Every home needs repairs from time to time for problems such as a leaky roof, a failed hot water tank, or outdated electricity. Whether you’re facing damage that needs to be repaired sooner rather than later or you just want to renovate an area of your home, the next question is how to pay for these repairs or improvements. Those who have excellent credit can usually get approved for a home improvement loan without much difficulty, but if your credit is less than perfect, it’s still possible to obtain financing for your home projects. Here’s how to get a home improvement loan with bad credit.
What Credit Score is Required to Get a Home Improvement Loan?
Different lenders have different minimum requirements for a home improvement loan, but most lenders require a minimum credit score of 660. Some lenders approve home equity loans to people whose credit is considered fair, but the interest rate charged will most likely be higher than the rates charged to a borrower with excellent credit.
Your credit score isn’t the only factor considered.

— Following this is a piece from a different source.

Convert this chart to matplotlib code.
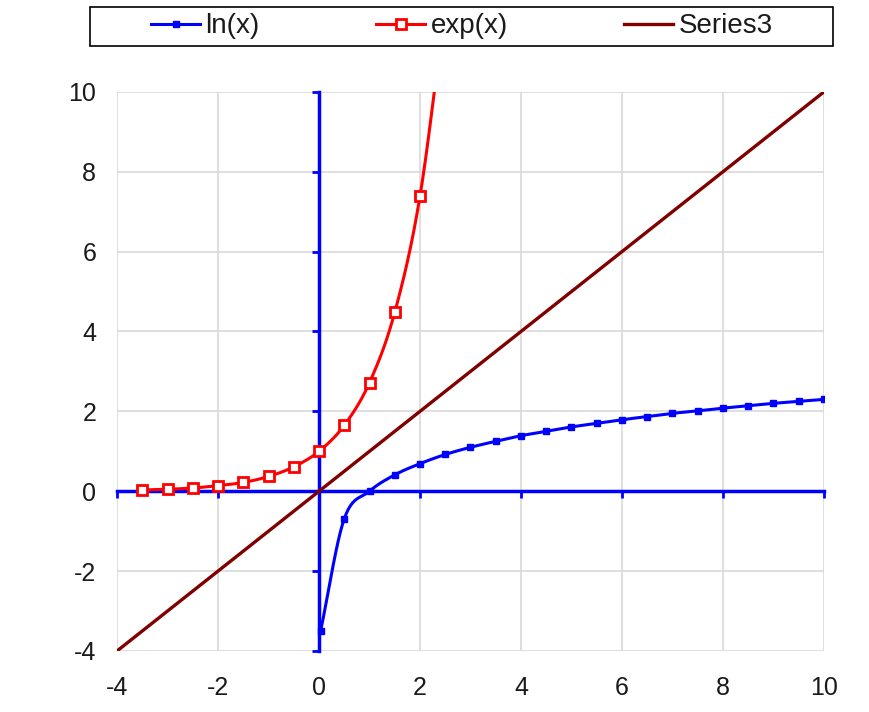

Lenders also consider your debt-to-income ratio and how much equity you have in your home. That doesn’t mean you should automatically give up if your credit score is low or if you’ve had credit challenges in the past. If you have bad credit but also have a lot of equity in your home, that may improve your chance of being approved.
Bad Credit Home Equity Loans
Shop around to see what options there are. Some lenders offer home equity loans that are designed for people with bad credit. Before applying for one, it’s important to consider how high the interest rate is. Keep in mind that you’re using the equity in your home to secure the loan, and if you can’t make the payments, you could lose your home. Avoid companies that are willing to provide a home equity loan with no credit check, because they’re likely to charge an extremely high-interest rate.
Alternatives to Home Equity Loans
An alternative to a home equity loan is a cash-out refinance, which is a loan that replaces your mortgage. You’ll owe a higher amount and you’ll get some cash back. This type of loan is usually easier to be approved for than a home equity loan since the lender becomes the first lien holder.
A personal loan is another way you might be able to obtain the money you need for a home improvement loan. Some lenders are willing to approve personal loans for borrowers with bad credit. The interest rate is likely to be higher than a mortgage or home improvement loan, and the interest you pay isn’t tax deductible. Be sure to borrow only what you need.
Improving Your Credit
When you’re considering a home improvement loan, if you don’t have an emergency that has to be dealt with immediately, take some time to work on your credit score by paying payments on time and paying down unsecured debt. Check your credit report to make sure there are no errors. If you find any errors, file a dispute right away.